Anyway, that’s a lot of background to the main point for this post, which is: We just spent three weeks in New Zealand and it was fabulous! We started in Wellington for Christmas at my in-laws, and then the entire family (the four of us, my parents-in-law, my sister-in-law, her partner, and their two kids) all went to Waihi Beach for a nine day “traditional NZ beach holiday” (this involves a lot of beach time and ice cream), and finally we spent a couple of days in Auckland, mostly catching up with friends. We also stopped in Rotorua for one night on our way to Waihi Beach. I’ll write up a proper itinerary post about this trip soon, but now, without further ado, here is the awards show version:

Best Place to Stay

The grown ups say it was the beach house in Waihi beach, hands down. We were two blocks from the beach and here was the view from the balcony. Enough said.

My nine-year-old says it was our hotel in Rotorua, for “the amenities” (a trampoline, a swimming pool, and a private hot tub that was heated by geothermal activity – we stayed at Aura Accommodation, and she’s right: it was very nice). My eleven-year-old says her grandparents’ house. Awwww.

Favorite Activity

The nine-year-old says “tractor ride!” which was really a ride in a trailer pulled behind a large ride-on lawn mower on our friends’ lifestyle farm outside of Auckland.

The eleven-year-old says playing with her cousins. (Are you noticing a theme? She loves visiting family.)

My husband says it was the nighttime canopy walk we did in Rotorua. I say it was the hike from the north end of Waihi Beach to Orokawa Bay, because look at how beautiful this bay is. (This picture is a view from the hike.)

Favorite Meal

Our lack of consensus continues. My husband liked a “breakfast salad” (portobello mushrooms, rocket (arugula), and beetroot surrounded by a ring of cauliflower puree and topped with toasted cauliflower crumbs and a poached egg) that he had at The Corner Kitchen and Bar in Clevedon, which was on our way to Auckland.

That is most definitely not my thing. I liked the kumara (sweet potato) and blue cheese soup I had at the Waikino Station Cafe. We stopped in after a hike in the Karangahake Gorge, and the soup was delicious – as was the caramel slice I had for dessert.

My nine-year-old chooses Cicio Cacio, an Italian restaurant in Wellington where we celebrated my mother-in-law’s birthday. She chooses it in part for the freshly made gnocchi but mostly for the delicious chocolate gelato she had for dessert and rated 7/5 on her NZ chocolate ice cream rating scale.

My eleven-year-old says the best meal we had was the BBQ we had with friends at a park the night before we left. She chooses it entirely based on the individual pavlovas that one of our friends made for dessert.

Favorite Treats

Since we’re talking treats… the pavlovas were the eleven-year-old’s favorite and chocolate ice cream was the nine-year-old’s favorite. My husband picks Tip Top’s new kiwifruit and pavlova flavor ice cream. And I can’t decide between caramel slices and hokey pokey ice cream.

Best Playground

Finally, a unanimous decision! The competition for this category was intense, but we all agree that the best playground we visited was the Levin Adventure Park. We stopped there for a break on our way to Rotorua, and it is an excellent playground. It had a flying fox (zipline), two “hamster wheels”, a roctopus, a good tunnel slide, and more. All of my kids’ Kiwi playground favorites.
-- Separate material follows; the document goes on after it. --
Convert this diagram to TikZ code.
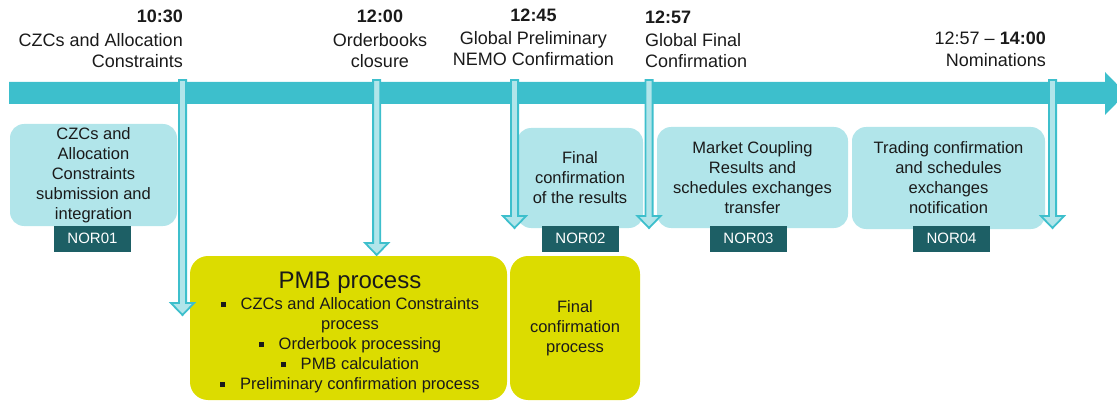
\documentclass[tikz,border=0pt]{standalone}
\usepackage{fontspec}
\setmainfont{Liberation Sans}
\usetikzlibrary{calc}
\definecolor{barc}{HTML}{3DBFCC}
\definecolor{lightc}{HTML}{B1E5EA}
\definecolor{tagc}{HTML}{1D5F65}
\definecolor{yelc}{HTML}{DCDC00}
\definecolor{txt}{HTML}{1A1A1A}
\newcommand{\bul}{\rule[0.2em]{0.3em}{0.3em}\hspace{0.9em}}
\begin{document}
\begin{tikzpicture}[x=1pt,y=-1pt,
  every node/.style={text=txt},
  lbl/.style={inner sep=0pt, font=\fontsize{18}{20.5}\selectfont},
  stage/.style={fill=lightc, rounded corners=14pt, inner sep=0pt, align=center,
    font=\fontsize{16.5}{20}\selectfont},
  tag/.style={fill=tagc, text=white, minimum width=77pt, minimum height=26pt,
    inner sep=0pt, font=\fontsize{15}{18}\selectfont},
  proc/.style={fill=yelc, rounded corners=18pt, inner sep=0pt},
  ptext/.style={inner sep=0pt, align=center, font=\fontsize{16.5}{20}\selectfont},
  varrow/.style={draw=barc, fill=lightc, line width=1.8pt, line join=miter}]
\useasboundingbox (0,0) rectangle (1117,401);

% timeline bar
\fill[barc] (9,82) -- (1105,82) -- (1105,72) -- (1126,93.5) -- (1105,115)
  -- (1105,104) -- (9,104) -- cycle;

% top labels
\node[lbl, align=right, anchor=north east] (l1) at (183,9.8)
  {\textbf{10:30}\\[3.5pt]CZCs and Allocation\\Constraints};
\node[lbl, align=center, anchor=north] (l2) at (380,9.8)
  {\textbf{12:00}\\[3.5pt]Orderbooks\\closure};
\node[lbl, align=center, anchor=north] (l3) at (533.5,8.8)
  {\textbf{12:45}\\[2.8pt]Global Preliminary\\NEMO Confirmation};
\node[lbl, align=left, anchor=north west] (l4) at (645,11.1)
  {\textbf{12:57}\\[2.2pt]Global Final\\Confirmation};
\node[lbl, align=right, anchor=north east] (l5) at (1046,32.1)
  {12:57 -- \textbf{14:00}\\[1.2pt]Nominations};

% stage boxes
\node[stage, minimum width=167pt, minimum height=102pt] (s1) at (93.5,175)
  {CZCs and\\Allocation\\Constraints\\submission and\\integration};
\node[stage, minimum width=126pt, minimum height=100pt] (s2) at (580,178)
  {Final\\confirmation\\of the results};
\node[stage, minimum width=191pt, minimum height=101pt] (s3) at (752.5,177.5)
  {Market Coupling\\Results and\\schedules exchanges\\transfer};
\node[stage, minimum width=193pt, minimum height=102pt] (s4) at (948.5,178)
  {Trading confirmation\\and schedules\\exchanges\\notification};

% tags
\node[tag] (t1) at (92.5,238.5) {NOR01};
\node[tag] (t2) at (580.5,238.5) {NOR02};
\node[tag] (t3) at (748.5,238.5) {NOR03};
\node[tag] (t4) at (951.5,238.5) {NOR04};

% process boxes
\node[proc, minimum width=317pt, minimum height=144pt] (pmb) at (348.5,328) {};
\node[ptext] (pmbtext) at (350,332.5)
  {{\fontsize{24}{24}\selectfont PMB process}\\[1.7pt]
   \bul CZCs and Allocation Constraints\\
   process\\
   \bul Orderbook processing\\
   \bul PMB calculation\\
   \bul Preliminary confirmation process};
\node[proc, minimum width=130pt, minimum height=144pt, align=center,
  font=\fontsize{16.5}{20}\selectfont] (fcp) at (575,328)
  {Final\\confirmation\\process};

% milestone arrows
\foreach \i/\x/\t in {1/182.5/315, 2/376.7/255, 3/514.5/228, 4/649/228, 5/1052.5/228}{
  \coordinate (a\i) at (\x,80);
  \coordinate (b\i) at (\x,\t);
  \draw[varrow] ($(a\i)+(-3.6,0)$) -- ($(b\i)+(-3.6,-12)$) -- ($(b\i)+(-11.6,-12)$)
    -- (b\i) -- ($(b\i)+(11.6,-12)$) -- ($(b\i)+(3.6,-12)$) -- ($(a\i)+(3.6,0)$) -- cycle;
}
\end{tikzpicture}
\end{document}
A girl running on a playground tube like a hamster wheel
My nine-year-old demonstrates a hamster wheel at the Levin Adventure Park

Best Purchase

We all bought souvenirs, of course. My favorite find was some new earrings at Pauanesia, which is my favorite store for souvenirs in Auckland. My eleven-year-old picks her kakapo pillow case, also found at Pauanesia (she LOVES kakapos). My nine-year-old says her best souvenir is a fluffy lamb purse she bought, and my husband says it is his new Maori All Blacks jersey.

Best Unexpected Find

I love planning vacations, looking at all the possible things we might do and coming up with a plan to see great things. But every vacation also has unexpected treats, too – things we found on the fly and ended up loving. My favorite of those on this trip was the walk we did in Smith’s Bush, which was just a 20 minute walk from our hotel in Auckland. It is a shady walk on a boardwalk through a surviving patch of native forest. The boardwalk protects the native trees, and also makes it easier to spend your time looking up at the glorious canopy above you.

My husband also picked an outing with trees – the canopy walk in Rotorua. We stopped in Rotorua to show the kids the geothermal activity and some Maori culture. The canopy walk was recommended by our hotel, and it was definitely cool.

The kids both pick the “tractor ride” mentioned above.

That’s the award show wrap up of our trip. I’ll have a lot more to say about our planned excursions – hikes, beach time, a visit to a gannet colony, and more – when I write a proper itinerary post.